I think Matteo has been pretty good for us this year, and most of our hard travel is out of the way. So I expect that how Marco deals with it in different moments, and now how Alessandro fits in, it will all be fairly seamless and smooth.

Has Nesta traveled with the team to Philadelphia?

No, Alessandro is not here.

When do you think he will make his debut?

We play New England on Wednesday, then we play in Houston [next] Saturday, then we play Lyon on the following Tuesday, then we play New York at home on the following Saturday. He has already told me that he has looked at the New York game and he has got that on his schedule, because there have been some things that happened with New York.

It's possible that he travels with us to Houston.

And you know what's funny? When you talk to him, here's a guy with such an accomplished career, and in every conversation we have, he must say this phrase five times: "I came here to win." So we'll talk about things, and at the end we'll go, "I came here to win."

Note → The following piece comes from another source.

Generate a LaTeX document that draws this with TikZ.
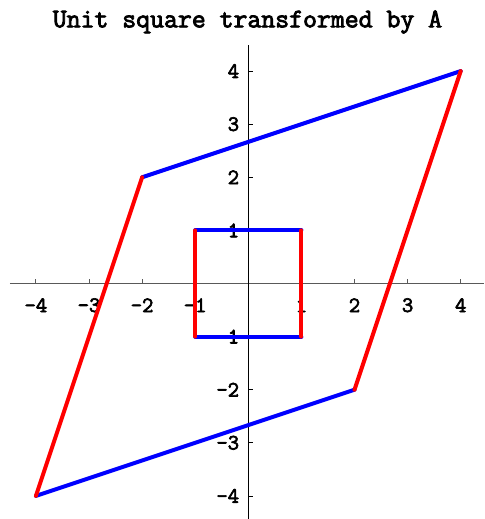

You see why, when you're around different guys - whether it's [Hristo] Stoichkov or Claudio Suárez or Peter Nowak, the guys I've been around over the years - there's a reason why they're successful. They won't allow themselves to fail, and they only care about winning. And you see that with Alessandro. It's going to be great.

Have you talked to Peter Nowak at all since his dismissal from the Union?


Has he said anything that can be passed along?

As expected, he's not very happy. We're friends, and I just tried to support him and let him know that I'm there for him.

Is he still in the United States or has he gone back to Poland?

He's in Florida [where he has a home].

It quickly became clear that was all I was going to get about Nowak. I know it's not much, but I find it interesting that he's still in the U.S. I can't help thinking that he will resurface sooner or later.